In 1947, Epstein moved to the United States to begin a research fellowship with Harold Urey"s group at the University of Chicago.
While at Chicago, Epstein, along with Ralph Buchsbaum, Heinz A. Lowenstam, C. R. McKinney and others developed the carbonate-water isotopic temperature scale, allowing ancient ocean temperatures to be determined from precise measurements of 18O/16O in geological samples of calcium carbonate. This method is still the most widely used geochemical climate proxy for locations and times not sampled in ice core records.
Epstein joined the faculty of the California Institute of Technology in 1952, and continued to explore the new field of stable isotope geochemistry.
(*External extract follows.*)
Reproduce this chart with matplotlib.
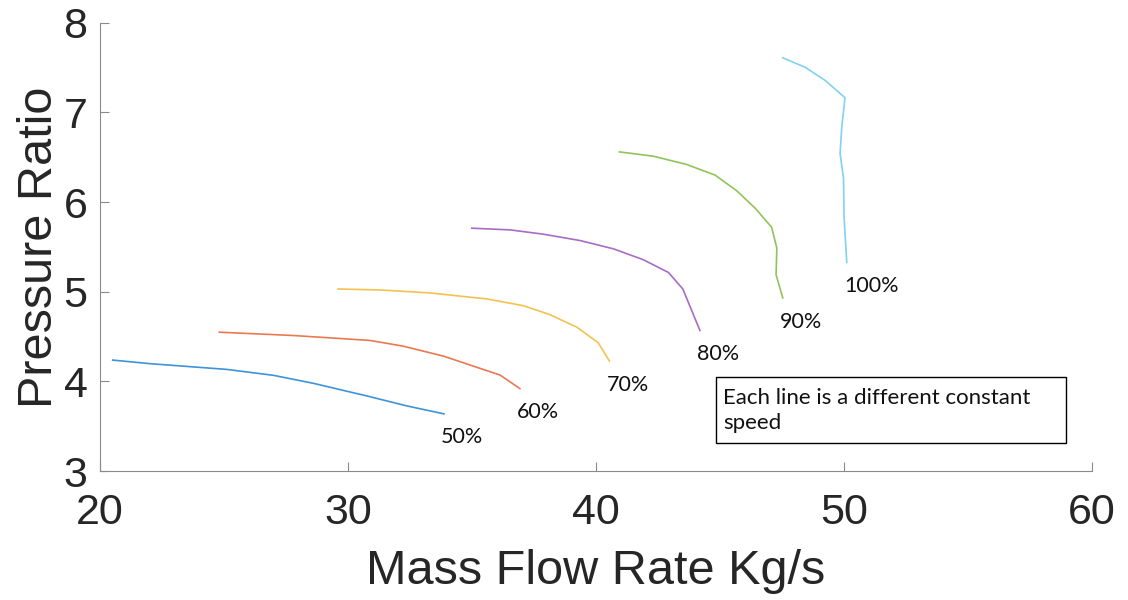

He and his students used mass spectrometry to study natural variations in the isotopic abundances of hydrogen, carbon, oxygen and silicon, with applications to archeology, biochemistry, climatology, and geology.
He was awarded the Wollaston Medal of the Geological Society of London in 1993.
Epstein remained at Caltech as a Professor and Professor Emeritus until shortly before his death on September 17, 2001. The European Association of Geochemistry quinquennially awards a Science Innovation Award medal named in his honour for work in isotope geochemistry.
Fellow American Academy Arts Sciences, American Geophysical Union, European Union Geophysical Society (honorary gdn., Urey medal 1995), Royal Society of Canada (foreign fellow). Member National Academy of Sciences, Geological Society of America (Arthur L. Day medal 1978), Geochem. Society (Goldschmidt medal 1977).